The proof is not a story of machine genius, but a signal that research workflows are changing
Close technical scene of human hands annotating a dense geometric proof while a restrained AI interface highlights candidate lemmas and discarded search branches📷 AI-generated image / TECH&SPACE
That is where the AI assist becomes interesting, as long as it is read precisely. The available account does not show an AI system independently inventing the proof, writing the paper and carrying the intellectual burden. The stronger and more credible interpretation is narrower: the tool helped human experts in part of the process, while mathematical judgment, taste and responsibility stayed with the researchers. That is less theatrical than the myth of machine genius, but it is more operationally important.
In proof work, value often hides in shrinking the space of bad attempts. AI can matter if it helps search structures, check trails, suggest steps or formalize parts of an argument. That fits a broader shift toward computer-assisted mathematics, from formal proof systems to tools such as the Lean theorem prover, which give researchers stricter ways to verify logical constructions. But those tools do not remove the central human question: what is worth trying to prove in the first place?
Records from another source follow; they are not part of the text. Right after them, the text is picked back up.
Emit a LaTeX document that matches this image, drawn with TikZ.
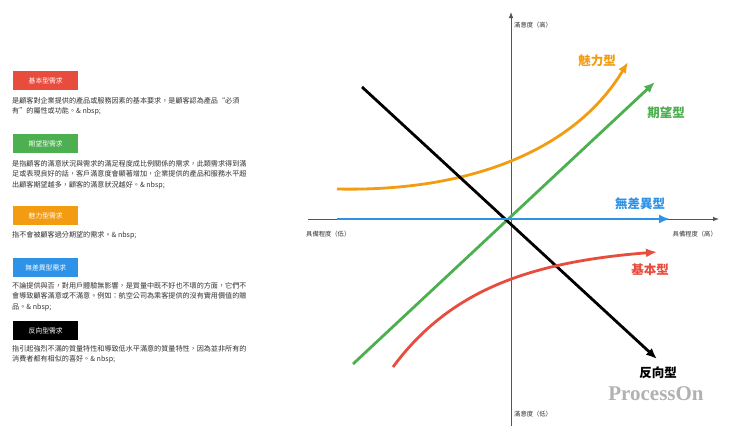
\documentclass[tikz,border=0pt]{standalone}
\usepackage{fontspec}
\setmainfont{Noto Sans CJK TC}
\newfontfamily\pserif{Liberation Serif}
\usetikzlibrary{arrows.meta}
\definecolor{cred}{HTML}{E84C3D}
\definecolor{cgreen}{HTML}{4CAF50}
\definecolor{corange}{HTML}{F39C12}
\definecolor{cblue}{HTML}{2E93E6}
\definecolor{ctext}{HTML}{333333}
\definecolor{caxis}{HTML}{555555}
\tikzset{
  tagbox/.style={draw=none,minimum width=65pt,minimum height=19pt,inner sep=0pt,anchor=north west,text=white,font=\fontsize{6.8}{8}\selectfont},
  desc/.style={anchor=north west,inner sep=0pt,align=left,text=ctext,font=\fontsize{7.1}{10.4}\selectfont},
  axis/.style={draw=caxis,line width=0.8pt,-{Latex[length=6pt,width=4.5pt]}},
  axlabel/.style={inner sep=0pt,text=ctext,font=\fontsize{6.3}{7}\selectfont},
  kano/.style={line width=2.8pt,-{Latex[length=11pt,width=9pt]}},
  kanolabel/.style={inner sep=0pt,font=\bfseries\fontsize{12.5}{14}\selectfont},
}
\begin{document}
\begin{tikzpicture}[x=1pt,y=-1pt]
\useasboundingbox[fill=white] (0,0) rectangle (740,439);

% left panel
\node[tagbox,fill=cred] (b1) at (13,71) {基本型需求};
\node[desc] (d1) at (12,97) {是顧客對企業提供的產品或服務因素的基本要求，是顧客認為產品“必須\\有”的屬性或功能。\& nbsp;};
\node[tagbox,fill=cgreen] (b2) at (13,134) {期望型需求};
\node[desc] (d2) at (12,160) {是指顧客的滿意狀況與需求的滿足程度成比例關係的需求，此類需求得到滿\\足或表現良好的話，客戶滿意度會顯著增加，企業提供的產品和服務水平超\\出顧客期望越多，顧客的滿意狀況越好。\& nbsp;};
\node[tagbox,fill=corange] (b3) at (13,206) {魅力型需求};
\node[desc] (d3) at (12,231) {指不會被顧客過分期望的需求。\& nbsp;};
\node[tagbox,fill=cblue] (b4) at (13,258) {無差異型需求};
\node[desc] (d4) at (12,282) {不論提供與否，對用戶體驗無影響，是質量中既不好也不壞的方面，它們不\\會導致顧客滿意或不滿意。例如：航空公司為乘客提供的沒有實用價值的贈\\品。\& nbsp;};
\node[tagbox,fill=black] (b5) at (13,321) {反向型需求};
\node[desc] (d5) at (12,345) {指引起強烈不滿的質量特性和導致低水平滿意的質量特性，因為並非所有的\\消費者都有相似的喜好。\& nbsp;};

% axes
\coordinate (xl) at (308,219);
\coordinate (xr) at (719,219);
\coordinate (yb) at (511,426);
\coordinate (yt) at (511,12);
\draw[axis] (xl) -- (xr);
\draw[axis] (yb) -- (yt);
\node[axlabel,anchor=west] (ylabt) at (514,25) {滿意度（高）};
\node[axlabel,anchor=west] (ylabb) at (514,414) {滿意度（低）};
\node[axlabel,anchor=west] (xlabl) at (306,234) {具備程度（低）};
\node[axlabel,anchor=east] (xlabr) at (717,234) {具備程度（高）};

% curves
\coordinate (o0) at (337,189); \coordinate (o1) at (628,62);
\coordinate (g0) at (353,364); \coordinate (g1) at (655,82);
\coordinate (k0) at (362,87);  \coordinate (k1) at (657,359);
\coordinate (u0) at (337,219); \coordinate (u1) at (670,219);
\coordinate (r0) at (393,367); \coordinate (r1) at (657,252);

\draw[kano,corange] (o0) .. controls (470,192) and (575,150) .. (o1);
\draw[kano,cgreen] (g0) -- (g1);
\draw[kano,black] (k0) -- (k1);
\draw[kano,cblue] (u0) -- (u1);
\draw[kano,cred] (r0) .. controls (450,290) and (530,262) .. (r1);

\node[kanolabel,text=corange] (lo) at (597,61) {魅力型};
\node[kanolabel,text=cgreen] (lg) at (666,113) {期望型};
\node[kanolabel,text=cblue] (lu) at (640,204) {無差異型};
\node[kanolabel,text=cred] (lr) at (650,270) {基本型};
\node[kanolabel,text=black] (lk) at (658,373) {反向型};

\node[inner sep=0pt,text=black!30,font=\pserif\bfseries\fontsize{21}{24}\selectfont] (po) at (656,394) {ProcessOn};
\end{tikzpicture}
\end{document}
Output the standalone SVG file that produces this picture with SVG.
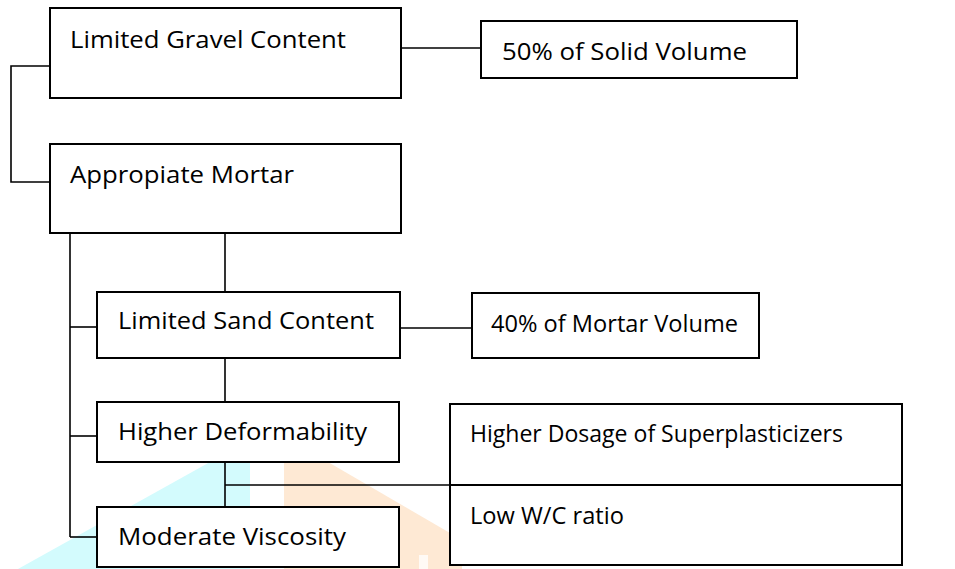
<svg xmlns="http://www.w3.org/2000/svg" width="955" height="569" viewBox="0 0 955 569">
<style>
.box{fill:#ffffff;stroke:#000000;stroke-width:2}
.ln{fill:none;stroke:#000000;stroke-width:1.6}
.t{font-family:"Open Sans","Noto Sans","Liberation Sans",sans-serif;font-size:23.5px;fill:#000000}
</style>
<rect x="0" y="0" width="955" height="569" fill="#ffffff"/>
<g id="watermark">
<polygon points="18,569 210,462 250,462 250,569" fill="#d3fbfd"/>
<polygon points="284,462 328,462 462,540 462,569 284,569" fill="#fee9d4"/>
<rect x="419" y="555" width="9" height="14" fill="#fffaf5"/>
</g>
<g id="connectors">
<polyline class="ln" points="50,66 11,66 11,182 50,182"/>
<line class="ln" x1="401" y1="48" x2="481" y2="48"/>
<line class="ln" x1="70" y1="233" x2="70" y2="537"/>
<line class="ln" x1="70" y1="327" x2="97" y2="327"/>
<line class="ln" x1="70" y1="436" x2="97" y2="436"/>
<line class="ln" x1="70" y1="537" x2="97" y2="537"/>
<line class="ln" x1="225" y1="233" x2="225" y2="292"/>
<line class="ln" x1="400" y1="328" x2="472" y2="328"/>
<line class="ln" x1="225" y1="358" x2="225" y2="402"/>
<line class="ln" x1="225" y1="462" x2="225" y2="507"/>
<line class="ln" x1="225" y1="485" x2="450" y2="485"/>
</g>
<g id="n-gravel">
<rect class="box" x="50" y="8" width="351" height="90"/>
<text class="t" x="70" y="48" textLength="276" lengthAdjust="spacingAndGlyphs">Limited Gravel Content</text>
</g>
<g id="n-solid">
<rect class="box" x="481" y="21" width="316" height="57"/>
<text class="t" x="502" y="60" textLength="245" lengthAdjust="spacingAndGlyphs">50% of Solid Volume</text>
</g>
<g id="n-mortar">
<rect class="box" x="50" y="144" width="351" height="89"/>
<text class="t" x="70" y="183" textLength="224" lengthAdjust="spacingAndGlyphs">Appropiate Mortar</text>
</g>
<g id="n-sand">
<rect class="box" x="97" y="292" width="303" height="66"/>
<text class="t" x="118" y="329" textLength="256" lengthAdjust="spacingAndGlyphs">Limited Sand Content</text>
</g>
<g id="n-mortarvol">
<rect class="box" x="472" y="293" width="287" height="65"/>
<text class="t" x="491" y="332" textLength="247" lengthAdjust="spacingAndGlyphs">40% of Mortar Volume</text>
</g>
<g id="n-deform">
<rect class="box" x="97" y="402" width="302" height="60"/>
<text class="t" x="118" y="440" textLength="249" lengthAdjust="spacingAndGlyphs">Higher Deformability</text>
</g>
<g id="n-visc">
<rect class="box" x="97" y="507" width="302" height="60"/>
<text class="t" x="118" y="545" textLength="228" lengthAdjust="spacingAndGlyphs">Moderate Viscosity</text>
</g>
<g id="n-right">
<rect class="box" x="450" y="404" width="452" height="161"/>
<line class="box" x1="450" y1="485" x2="902" y2="485"/>
<text class="t" x="470" y="442" textLength="373" lengthAdjust="spacingAndGlyphs">Higher Dosage of Superplasticizers</text>
<text class="t" x="470" y="524" textLength="154" lengthAdjust="spacingAndGlyphs">Low W/C ratio</text>
</g>
</svg>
So the word “sensational” around the original report should be kept under editorial control. The sensation is not that AI replaced mathematicians. The sensation is that serious mathematics is beginning to change from the inside, in a domain where empty demonstration has little room to hide. The proof of Talagrand’s conjecture remains a human result, but with a new instrument on the table. Research groups that learn when to trust it, when to ignore it and how to pose a problem sharply enough for it to help may gain a real advantage.